Ironically, the parallels that Paricio’s portraits draw with the original works emphasise what is distinct about his style and contemporary art in general. Today, painting does not serve the function of creating an illusion of a real world beyond a canvas. In our time, paintings are about emotion, texture and expressing a unique perspective.
As we consider the parallel that can be drawn between Gentileschi’s portrait of Penitent Magdalene and Paricio’s Faith, we are invited to meditate on how the function of art has changed. Gentileschi’s expression of piety, delivered through her naturalistic, fleshy and three-dimensional portrayal of Mary Magdalene is transformed into multi-faceted and two-dimensional plane that, when combined with contrasting colours, contains a lively, rhythmical quality. The austere portrait delivering a religious message is transformed into something energetic, fun and open to interpretation.

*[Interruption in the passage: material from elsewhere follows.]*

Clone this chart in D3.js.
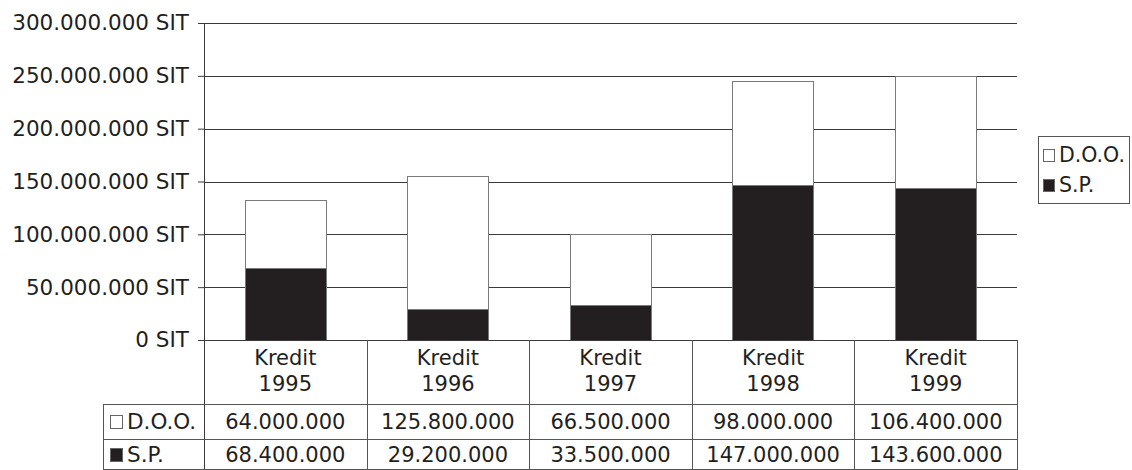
<!DOCTYPE html>
<html><head><meta charset="utf-8">
<script src="https://cdn.jsdelivr.net/npm/d3@7"></script>
<style>
html,body{margin:0;padding:0;background:#fff;}
svg{display:block;}
text{font-family:"DejaVu Sans",Verdana,sans-serif;fill:#231f20;}
</style></head>
<body>
<svg id="chart" width="1132" height="470"></svg>
<script>
const categories = ["1995", "1996", "1997", "1998", "1999"];
const categoryPrefix = "Kredit";
const seriesNames = ["S.P.", "D.O.O."];
const spValues = [68400000, 29200000, 33500000, 147000000, 143600000];
const dooValues = [64000000, 125800000, 66500000, 98000000, 106400000];
const yTicks = [0, 50000000, 100000000, 150000000, 200000000, 250000000, 300000000];

(function () {
const fmt = v => d3.format(",")(v).replace(/,/g, ".");

const svg = d3.select("#chart");
const pLeft = 204, pRight = 1017, pTop = 23, pBottom = 340;
const rowTop1 = 404, rowTop2 = 439, rowBottom = 469, tableLeft = 103;

const x = d3.scaleBand().domain(categories).range([pLeft, pRight]).paddingInner(0).paddingOuter(0);
const y = d3.scaleLinear().domain([0, 300000000]).range([pBottom, pTop]);

// ticks + labels
const yAxis = d3.axisLeft(y).tickValues(yTicks).tickSize(6).tickPadding(9)
  .tickFormat(d => fmt(d) + " SIT");
const ga = svg.append("g").attr("transform", `translate(${pLeft},0)`).call(yAxis);
ga.select(".domain").remove();
ga.selectAll("line").attr("stroke", "#3a3a3a");
ga.selectAll("text").attr("font-size", 21.5).attr("font-family", "DejaVu Sans").attr("fill", "#231f20");

// gridlines
svg.append("g").selectAll("line").data(yTicks).join("line")
  .attr("x1", pLeft).attr("x2", pRight)
  .attr("y1", d => Math.round(y(d)) + 0.5).attr("y2", d => Math.round(y(d)) + 0.5)
  .attr("stroke", "#3a3a3a").attr("stroke-width", 1);

// stacked bars
const stackData = categories.map((c, i) => ({cat: c, "S.P.": spValues[i], "D.O.O.": dooValues[i]}));
const stacked = d3.stack().keys(seriesNames)(stackData);
const colors = {"S.P.": "#231f20", "D.O.O.": "#ffffff"};
const bw = x.bandwidth() * 0.5;
stacked.forEach(layer => {
  svg.append("g").selectAll("rect").data(layer).join("rect")
    .attr("x", d => Math.round(x(d.data.cat) + (x.bandwidth() - bw) / 2) + 0.5)
    .attr("width", Math.round(bw))
    .attr("y", d => Math.round(y(d[1])) + 0.5)
    .attr("height", d => Math.round(y(d[0])) - Math.round(y(d[1])))
    .attr("fill", colors[layer.key])
    .attr("stroke", "#7a7a7a").attr("stroke-width", 1);
});

// left axis line
svg.append("line").attr("x1", pLeft + 0.5).attr("x2", pLeft + 0.5).attr("y1", pTop).attr("y2", rowBottom)
  .attr("stroke", "#3a3a3a");

// table lines
const tl = svg.append("g").attr("stroke", "#555").attr("stroke-width", 1);
tl.append("line").attr("x1", 198).attr("x2", pRight + 0.5).attr("y1", pBottom + 0.5).attr("y2", pBottom + 0.5).attr("stroke", "#3a3a3a");
[rowTop1, rowTop2, rowBottom].forEach(yy =>
  tl.append("line").attr("x1", tableLeft + 0.5).attr("x2", pRight + 0.5).attr("y1", yy + 0.5).attr("y2", yy + 0.5));
tl.append("line").attr("x1", tableLeft + 0.5).attr("x2", tableLeft + 0.5).attr("y1", rowTop1).attr("y2", rowBottom + 1);
categories.forEach(c => {
  const xx = Math.round(x(c) + x.bandwidth()) + 0.5;
  tl.append("line").attr("x1", xx).attr("x2", xx).attr("y1", pBottom).attr("y2", rowBottom + 1);
});

// header text
const hdr = svg.append("g").selectAll("text").data(categories).join("text")
  .attr("text-anchor", "middle").attr("font-size", 21);
hdr.append("tspan").attr("x", d => x(d) + x.bandwidth() / 2).attr("y", 365).text(categoryPrefix);
hdr.append("tspan").attr("x", d => x(d) + x.bandwidth() / 2).attr("y", 391).text(d => d);

// value rows
const rows = [{name: "D.O.O.", vals: dooValues, y: 429, fill: "#fff"}, {name: "S.P.", vals: spValues, y: 462, fill: "#231f20"}];
rows.forEach(r => {
  svg.append("g").selectAll("text").data(categories).join("text")
    .attr("x", d => x(d) + x.bandwidth() / 2).attr("y", r.y)
    .attr("text-anchor", "middle").attr("font-size", 21)
    .text((d, i) => fmt(r.vals[i]));
  svg.append("rect").attr("x", 110.5).attr("y", r.y - 13.5).attr("width", 12).attr("height", 13)
    .attr("fill", r.fill).attr("stroke", "#666");
  svg.append("text").attr("x", 127).attr("y", r.y).attr("font-size", 21.5).text(r.name);
});

// legend
const lg = svg.append("g");
lg.append("rect").attr("x", 1038.5).attr("y", 136.5).attr("width", 91).attr("height", 67)
  .attr("fill", "#fff").attr("stroke", "#555");
[{name: "D.O.O.", fill: "#fff", y: 162}, {name: "S.P.", fill: "#231f20", y: 192}].forEach(it => {
  lg.append("rect").attr("x", 1043.5).attr("y", it.y - 12.5).attr("width", 11).attr("height", 12)
    .attr("fill", it.fill).attr("stroke", "#666");
  lg.append("text").attr("x", 1059).attr("y", it.y).attr("font-family", "Liberation Sans, Arial, sans-serif")
    .attr("font-size", 20.5).text(it.name);
});
})();
</script>
</body></html>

Hanging in the exhibition In Plain Sight, Paricio's paintings explore the central theme - how artists take inspiration from the everyday - in a very unique way. The artist takes priceless works of art and removes the identity of these figures, replacing their faces with bright, kaleidoscopic patterns.
These individuals are presented as universal humanity; their poses become familiar to what we see, displaying the actions and gestures that we recognise in the people around us. Paricio’s dialogue with art history highlights our shared humanity which transcends historical periods.